Getting Horizontal

Not good enough for you, eh? he niggles as he skips down the Nth Av stairs, board underarm. I’m walking up the stairs buzzing after a 10min body bash. I feel bloody amazing, what’s he on about?

It takes a few seconds to register that because I didn’t surf on a board, he thinks I’ve deemed the conditions subpar. Not good enough for a proper surf.

Well I’ve had a bad hip so I haven’t surfed for a while, I say. 

Oh well I won’t rub it in then, he says with a grin and sprints off. 

The guy is a school dad. One of the talk it up types; surfing 8 footers, getting barreled and the like. Yet surfs like he’s hanging a bog. Fucken kook. I’m a hack but at least I know it. 

I don’t have a bad hip. I’ve actually had a debilitating run of persistent pelvic and bladder pain and haven’t ridden a board or done much apart from walk in the last 6 months. Too many years treating my body like a garbage bin, combined with 3 births in under 4 years and my rig has packed it in. It’s been humbling. And necessary if I’m honest. The pain has been slowly dissipating and I’m back in the water bodysurfing. 

It’s intriguing that this man views the experience of bodysurfing as secondary to surfing. It’s a vibe I’ve got quite a bit lately. Like, placing yourself in a vertical position on a wave is somehow superior to being horizontal: bodysurfing, mat riding, knee boarding etc. A literal hierarchy: the higher you are, the better. Actually, nah…foils and SUPs are vilified by the purists. 

Despite the myriad of craft (and absence of craft) embraced by many, there are still streams of bigotry in surf culture, even if the messages are subtle. Or not subtle at all. I know a mum whose son was enjoying riding waves prone. She told him to STAND UP! Laying down or kneeling is not surfing! No room for cripples or gut sliders in that camp. 

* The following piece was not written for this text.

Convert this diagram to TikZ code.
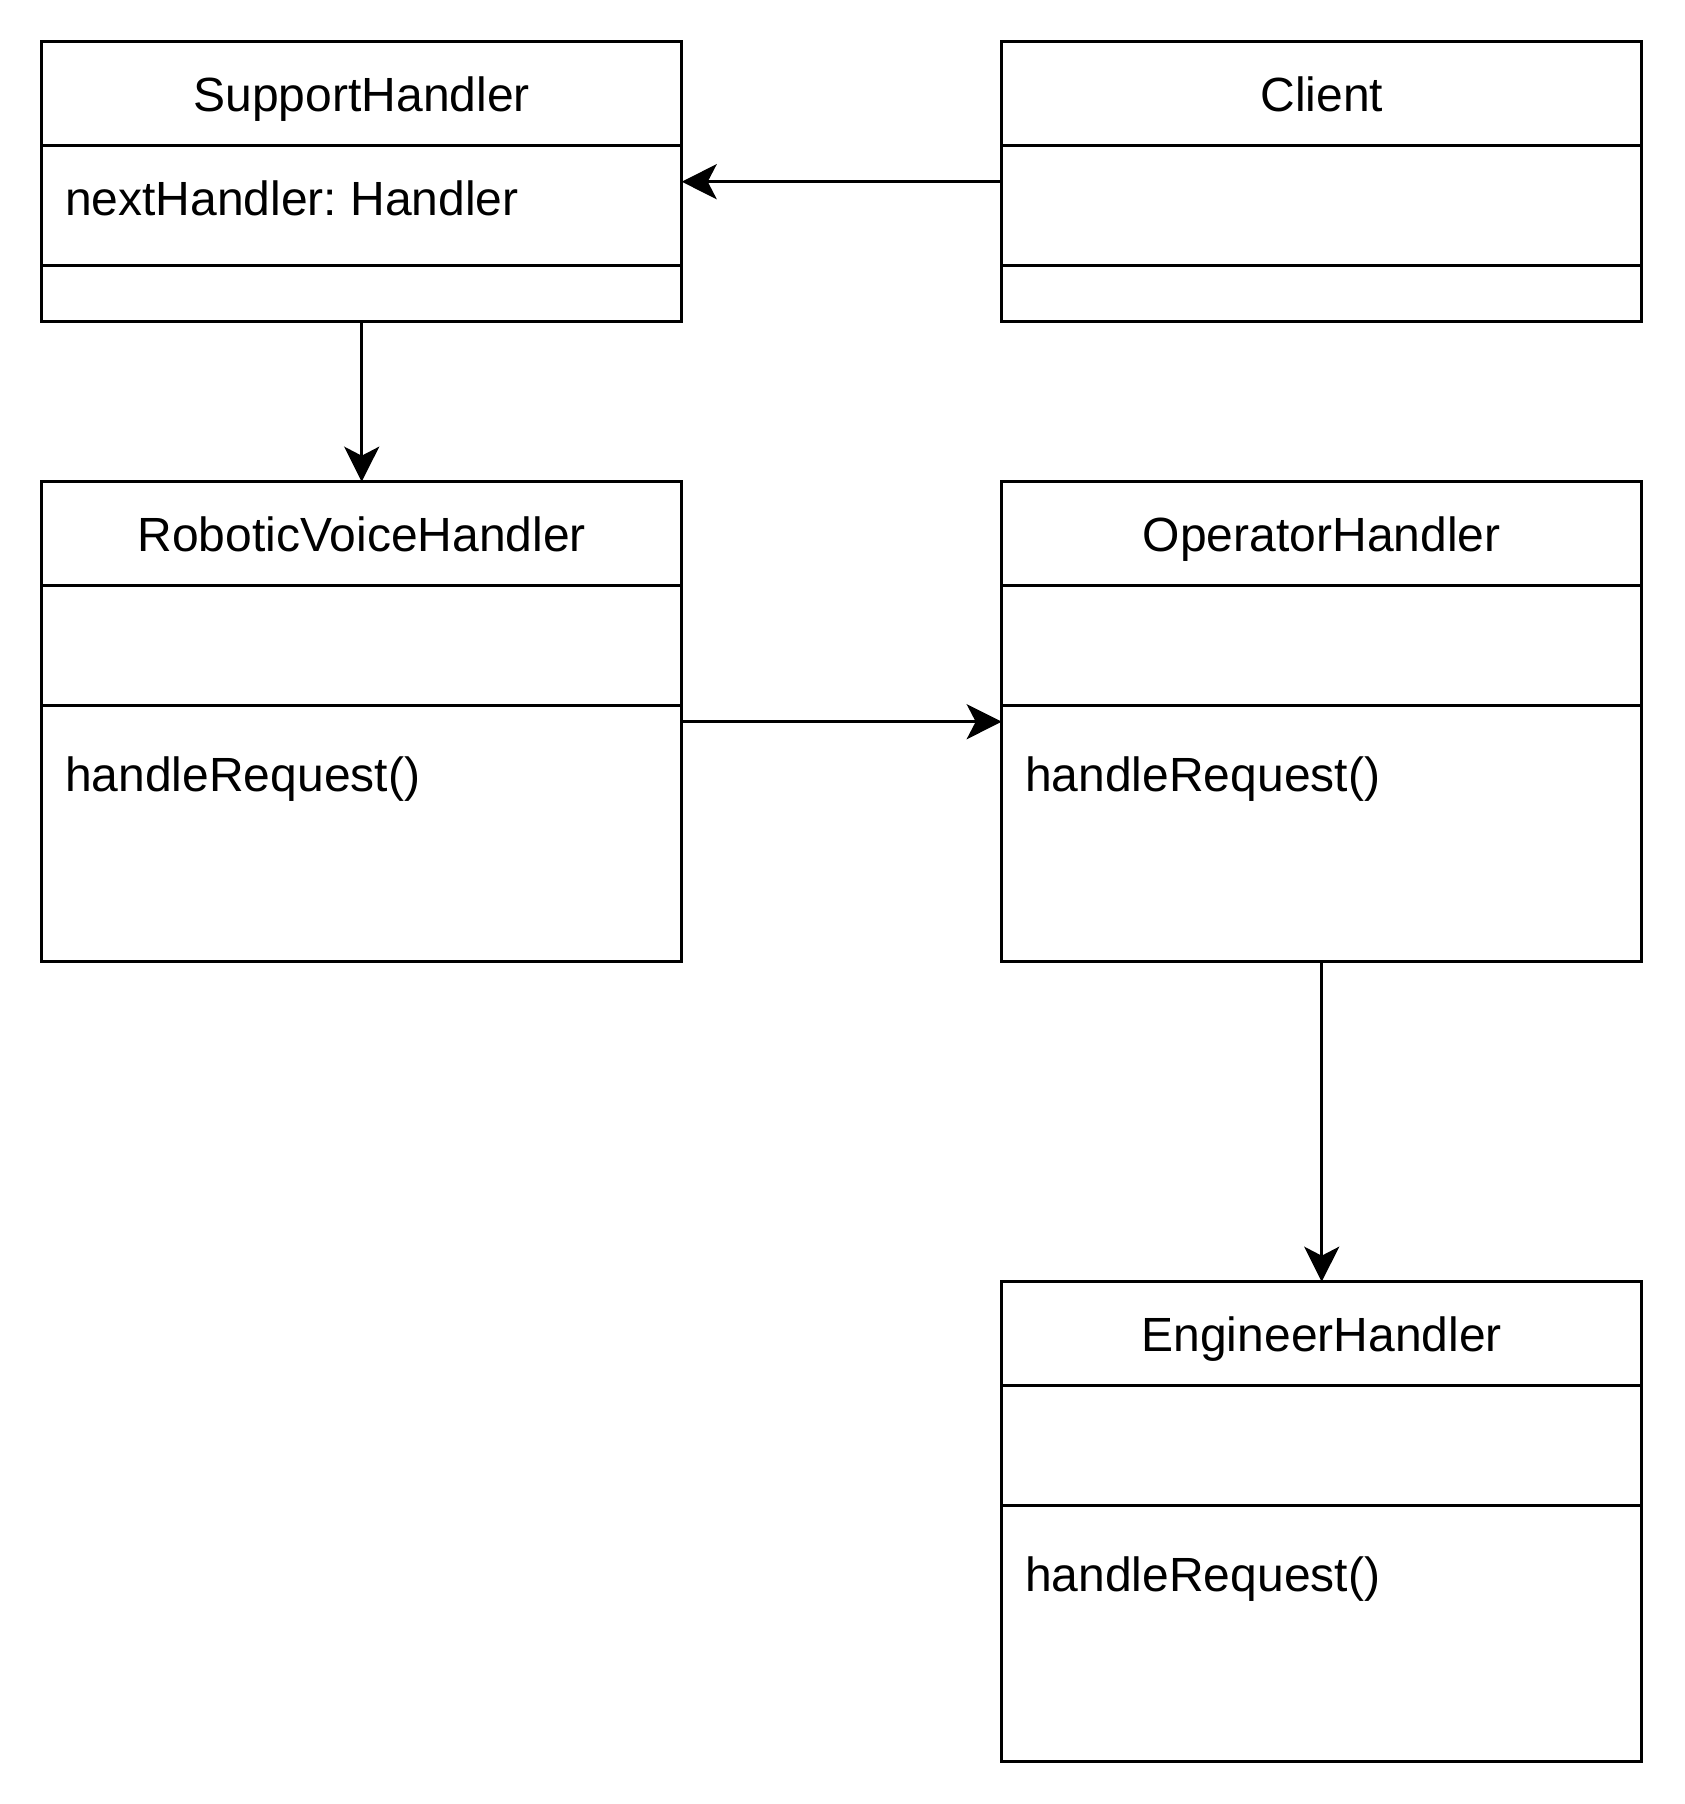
\documentclass[tikz,border=0pt]{standalone}
\usepackage{fontspec}
\setmainfont{Liberation Sans}
\usetikzlibrary{arrows.meta}
\frenchspacing
\begin{document}
\begin{tikzpicture}[x=1pt,y=-1pt,
  umlbox/.style={draw, line width=3.2pt, rectangle, inner sep=0pt, outer sep=0pt,
    minimum width=640pt, anchor=north west},
  divider/.style={line width=3.2pt},
  boxtitle/.style={anchor=base, font=\fontsize{48}{58}\selectfont, inner sep=0pt},
  member/.style={anchor=base west, font=\fontsize{48}{58}\selectfont, inner sep=0pt},
  arr/.style={line width=3.2pt, -{Stealth[length=35pt,width=35pt,inset=9pt]}}]
\useasboundingbox (0,0) rectangle (1684,1804);

% boxes
\node[umlbox, minimum height=280pt] (sh) at (41.7,41.7) {};
\node[umlbox, minimum height=280pt] (cl) at (1001.7,41.7) {};
\node[umlbox, minimum height=480pt] (rvh) at (41.7,481.7) {};
\node[umlbox, minimum height=480pt] (oh) at (1001.7,481.7) {};
\node[umlbox, minimum height=480pt] (eh) at (1001.7,1281.7) {};

% dividers
\foreach \b in {sh,cl,rvh,oh,eh}{
  \draw[divider] ([yshift=-104pt]\b.north west) -- ([yshift=-104pt]\b.north east);
  \draw[divider] ([yshift=-224pt]\b.north west) -- ([yshift=-224pt]\b.north east);
}

% titles
\node[boxtitle] (shT) at ([yshift=-70pt]sh.north) {SupportHandler};
\node[boxtitle] (clT) at ([yshift=-70pt]cl.north) {Client};
\node[boxtitle] (rvhT) at ([yshift=-70pt]rvh.north) {RoboticVoiceHandler};
\node[boxtitle] (ohT) at ([yshift=-70pt]oh.north) {OperatorHandler};
\node[boxtitle] (ehT) at ([yshift=-70pt]eh.north) {EngineerHandler};

% members
\node[member] (shA) at ([xshift=23.3pt,yshift=-174pt]sh.north west) {nextHandler: Handler};
\node[member] (rvhM) at ([xshift=23.3pt,yshift=-310pt]rvh.north west) {handleRequest()};
\node[member] (ohM) at ([xshift=23.3pt,yshift=-310pt]oh.north west) {handleRequest()};
\node[member] (ehM) at ([xshift=23.3pt,yshift=-310pt]eh.north west) {handleRequest()};

% connectors
\draw[arr] (cl.west) -- (sh.east);
\draw[arr] (sh.south) -- (rvh.north);
\draw[arr] (rvh.east) -- (oh.west);
\draw[arr] (oh.south) -- (eh.north);
\end{tikzpicture}
\end{document}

I know a lot of surfers that have learned as adults. I’m one of them. But I find it a curious thing that very few of them bodysurf. I’m not sure why. Perhaps a lack of swimming confidence. I’m biased as I grew up swimming and bodysurfing as a nipper despite living an hour from the beach, but a body bash is to me the most free and unencumbered way of catching waves. Trying to surf without knowing how to bodysurf seems like trying to run without knowing how to walk. 

But bodysurfing is not that sellable. Or fashionable. And perhaps that’s the thing — for many there’s a greater investment in the image of being a surfer than there is in the actual experience of riding a wave. Ostensibly, watching someone bodysurf is not as visually pleasing as watching a surfer atop a board. There’s not as much happening above the water. But that immersion is what makes the felt experience of bodysurfing something else entirely. 

You are more in the ocean, than on it. Able to see the eddies and foam spirals underneath broken waves as you claw your fingers into the sea floor; the span of your body elongated by the passing swell. Eyes and ears on the surface of the water you can hear the audible Schweppes like fizz of foam. And the occasional ripple of fear that comes with being immersed without a shield.

You’re disguised by the water and take up minimal space in the lineup. So much of surfing is posturing and positioning — taking up space. Making your presence felt. But when swimming, you’re just a bobbing head. Stealthily kicking around a couple of metres from a surfer, you’re a benign presence — not a threat. 

There’s no bogged rails or botched take-offs. Getting throttled and rolled is part of the game. Though bodysurfing was my way into the ocean, I had often neglected its simple thrill as an adult in pursuit of getting better at surfing.

Recovering from a state of pain led me back to the ease of bodysurfing. The ugliness of my obsessive and competitive tendencies dissolved when a board was removed from the surfing equation. Navigating lineup dynamics, performance anxiety and harsh self-criticism all but gone. 

Heaps of surfers say they always feel better after a surf. I’m not one of them. I’ve had some crackers of course. I love surfing. But not always. I’ve had surfs where I’ve come in wanting to smash something or someone; fuming at myself for blundering a good wave or being out of position, or at some prick that despite bagging a ton, snaked me on the only bloody wave I caught. Greedy cunt. 

But bodysurfing…it just always feels so good. And I don’t look like I’m hanging a bog.